DIRECTIONS: Extract, in full, the lines below, beginning at the first and ending with the line that contains "const h = p.bottom - p.top;". Pictures do not belong in the copy.

+++ RECORDED INFORMATION +++

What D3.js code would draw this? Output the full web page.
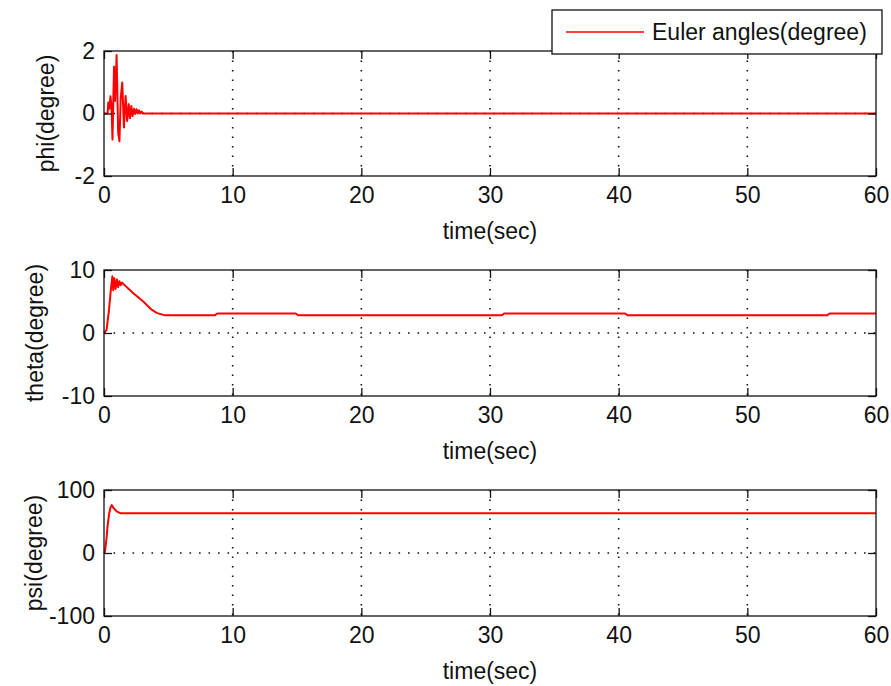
<!DOCTYPE html>
<html>
<head>
<meta charset="utf-8">
<script src="https://cdn.jsdelivr.net/npm/d3@7/dist/d3.min.js"></script>
<style>
  html, body { margin: 0; padding: 0; background: #fff; }
  svg { display: block; }
  text { font-family: "Liberation Sans", Arial, sans-serif; fill: #111; }
</style>
</head>
<body>
<svg id="chart" width="891" height="686"></svg>
<script>
// ---- data ----
const xTicks = [0, 10, 20, 30, 40, 50, 60];
const xLabel = "time(sec)";
const legendLabel = "Euler angles(degree)";

const phiT = [0, 0.28, 0.33, 0.42, 0.5, 0.58, 0.66, 0.78, 0.86, 0.98, 1.1, 1.2, 1.3, 1.42, 1.55, 1.68, 1.8, 1.92, 2.02, 2.12, 2.22, 2.32, 2.42, 2.52, 2.62, 2.72, 2.82, 2.92, 3.05, 60];
const phiV = [0, 0, 0.35, 0.15, 0.55, 0.25, -0.83, 1.5, 0.4, 1.87, -0.6, -0.89, 0.5, 0.99, -0.45, 0.56, -0.24, 0.3, -0.15, 0.24, -0.08, 0.15, -0.02, 0.14, 0, 0.1, 0, 0.06, 0, 0];
const phiTicks = [-2, 0, 2];

const thetaT = [0, 0.2, 0.39, 0.52, 0.65, 0.72, 0.8, 0.9, 1.0, 1.1, 1.2, 1.3, 1.4, 1.5, 2.28, 3.05, 3.7, 4.09, 4.74, 8.6, 8.8, 14.9, 15.1, 30.9, 31.1, 40.5, 40.7, 56.2, 56.4, 60];
const thetaV = [0, 0.5, 3.7, 6.6, 9.0, 6.8, 8.7, 7.0, 8.5, 7.3, 8.2, 7.6, 8.0, 7.8, 6.3, 5.0, 3.7, 3.2, 2.8, 2.8, 3.1, 3.1, 2.8, 2.8, 3.1, 3.1, 2.8, 2.8, 3.1, 3.1];
const thetaTicks = [-10, 0, 10];

const psiT = [0, 0.08, 0.2, 0.28, 0.39, 0.5, 0.6, 0.72, 0.85, 0.98, 1.3, 60];
const psiV = [0, 3, 24, 43, 61, 72, 76, 72, 69, 66, 63, 63];
const psiTicks = [-100, 0, 100];

const panels = [
  { t: phiT, v: phiV, ticks: phiTicks, label: "phi(degree)", top: 51, bottom: 176, labelX: 54 },
  { t: thetaT, v: thetaV, ticks: thetaTicks, label: "theta(degree)", top: 270, bottom: 396, labelX: 43 },
  { t: psiT, v: psiV, ticks: psiTicks, label: "psi(degree)", top: 490, bottom: 616, labelX: 42 }
];

// ---- layout ----
const left = 104, right = 876;
const svg = d3.select("#chart");
const x = d3.scaleLinear().domain([0, 60]).range([left, right]);
const fmt = d => String(d);

panels.forEach(p => {
  const y = d3.scaleLinear().domain([p.ticks[0], p.ticks[2]]).range([p.bottom, p.top]);
  const g = svg.append("g");
  const h = p.bottom - p.top;

  // grid (dotted)
  g.selectAll(".vgrid").data(xTicks.slice(1, -1)).enter().append("line")
    .attr("x1", d => x(d)).attr("x2", d => x(d))
    .attr("y1", p.top).attr("y2", p.bottom)
    .attr("stroke", "#111").attr("stroke-width", 1.6)
    .attr("stroke-dasharray", "1.6,7.9");
  g.selectAll(".hgrid").data(p.ticks.slice(1, -1)).enter().append("line")
    .attr("x1", left).attr("x2", right)
    .attr("y1", d => y(d)).attr("y2", d => y(d))
    .attr("stroke", "#111").attr("stroke-width", 1.6)
    .attr("stroke-dasharray", "1.6,7.9");

  // data line
  const pts = p.t.map((t, i) => [t, p.v[i]]);
  g.append("path").datum(pts)
    .attr("fill", "none").attr("stroke", "#ff0000").attr("stroke-width", 2)
    .attr("stroke-linejoin", "round")
    .attr("d", d3.line().x(d => x(d[0])).y(d => y(d[1])));

  // axes
  const fs = "23px";
  const ax = g.append("g").attr("transform", `translate(0,${p.bottom})`)
    .call(d3.axisBottom(x).tickValues(xTicks).tickSizeInner(-8).tickSizeOuter(0).tickPadding(11).tickFormat(fmt));
  const axTop = g.append("g").attr("transform", `translate(0,${p.top})`)
    .call(d3.axisTop(x).tickValues(xTicks).tickSizeInner(-8).tickSizeOuter(0).tickFormat(""));
  const ay = g.append("g").attr("transform", `translate(${left},0)`)
    .call(d3.axisLeft(y).tickValues(p.ticks).tickSizeInner(-8).tickSizeOuter(0).tickPadding(9).tickFormat(fmt));
  const ayR = g.append("g").attr("transform", `translate(${right},0)`)
    .call(d3.axisRight(y).tickValues(p.ticks).tickSizeInner(-8).tickSizeOuter(0).tickFormat(""));
  [ax, axTop, ay, ayR].forEach(a => {
    a.select(".domain").remove();
    a.selectAll("line").attr("stroke", "#111").attr("stroke-width", 1.3);
    a.selectAll("text").style("font-size", fs).style("font-family", "Liberation Sans, Arial, sans-serif").attr("fill", "#111");
  });

  // box
  g.append("rect").attr("x", left).attr("y", p.top).attr("width", right - left).attr("height", h)
    .attr("fill", "none").attr("stroke", "#111").attr("stroke-width", 1.3);

  // labels
  g.append("text").attr("x", (left + right) / 2).attr("y", p.bottom + 63)
    .attr("text-anchor", "middle").style("font-size", "23px").text(xLabel);
  g.append("text")
    .attr("transform", `translate(${p.labelX},${(p.top + p.bottom) / 2}) rotate(-90)`)
    .attr("text-anchor", "middle").style("font-size", "23px").text(p.label);
});

// legend
const lg = svg.append("g");
lg.append("rect").attr("x", 552).attr("y", 10).attr("width", 330).attr("height", 44)
  .attr("fill", "#fff").attr("stroke", "#111").attr("stroke-width", 1.3);
lg.append("line").attr("x1", 566).attr("x2", 644).attr("y1", 32).attr("y2", 32)
  .attr("stroke", "#ff0000").attr("stroke-width", 1.5);
lg.append("text").attr("x", 652).attr("y", 40).style("font-size", "23px").text(legendLabel);
</script>
</body>
</html>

+++

WRITTEN ANSWER:
What D3.js code would draw this? Output the full web page.
<!DOCTYPE html>
<html>
<head>
<meta charset="utf-8">
<script src="https://cdn.jsdelivr.net/npm/d3@7/dist/d3.min.js"></script>
<style>
  html, body { margin: 0; padding: 0; background: #fff; }
  svg { display: block; }
  text { font-family: "Liberation Sans", Arial, sans-serif; fill: #111; }
</style>
</head>
<body>
<svg id="chart" width="891" height="686"></svg>
<script>
// ---- data ----
const xTicks = [0, 10, 20, 30, 40, 50, 60];
const xLabel = "time(sec)";
const legendLabel = "Euler angles(degree)";

const phiT = [0, 0.28, 0.33, 0.42, 0.5, 0.58, 0.66, 0.78, 0.86, 0.98, 1.1, 1.2, 1.3, 1.42, 1.55, 1.68, 1.8, 1.92, 2.02, 2.12, 2.22, 2.32, 2.42, 2.52, 2.62, 2.72, 2.82, 2.92, 3.05, 60];
const phiV = [0, 0, 0.35, 0.15, 0.55, 0.25, -0.83, 1.5, 0.4, 1.87, -0.6, -0.89, 0.5, 0.99, -0.45, 0.56, -0.24, 0.3, -0.15, 0.24, -0.08, 0.15, -0.02, 0.14, 0, 0.1, 0, 0.06, 0, 0];
const phiTicks = [-2, 0, 2];

const thetaT = [0, 0.2, 0.39, 0.52, 0.65, 0.72, 0.8, 0.9, 1.0, 1.1, 1.2, 1.3, 1.4, 1.5, 2.28, 3.05, 3.7, 4.09, 4.74, 8.6, 8.8, 14.9, 15.1, 30.9, 31.1, 40.5, 40.7, 56.2, 56.4, 60];
const thetaV = [0, 0.5, 3.7, 6.6, 9.0, 6.8, 8.7, 7.0, 8.5, 7.3, 8.2, 7.6, 8.0, 7.8, 6.3, 5.0, 3.7, 3.2, 2.8, 2.8, 3.1, 3.1, 2.8, 2.8, 3.1, 3.1, 2.8, 2.8, 3.1, 3.1];
const thetaTicks = [-10, 0, 10];

const psiT = [0, 0.08, 0.2, 0.28, 0.39, 0.5, 0.6, 0.72, 0.85, 0.98, 1.3, 60];
const psiV = [0, 3, 24, 43, 61, 72, 76, 72, 69, 66, 63, 63];
const psiTicks = [-100, 0, 100];

const panels = [
  { t: phiT, v: phiV, ticks: phiTicks, label: "phi(degree)", top: 51, bottom: 176, labelX: 54 },
  { t: thetaT, v: thetaV, ticks: thetaTicks, label: "theta(degree)", top: 270, bottom: 396, labelX: 43 },
  { t: psiT, v: psiV, ticks: psiTicks, label: "psi(degree)", top: 490, bottom: 616, labelX: 42 }
];

// ---- layout ----
const left = 104, right = 876;
const svg = d3.select("#chart");
const x = d3.scaleLinear().domain([0, 60]).range([left, right]);
const fmt = d => String(d);

panels.forEach(p => {
  const y = d3.scaleLinear().domain([p.ticks[0], p.ticks[2]]).range([p.bottom, p.top]);
  const g = svg.append("g");
  const h = p.bottom - p.top;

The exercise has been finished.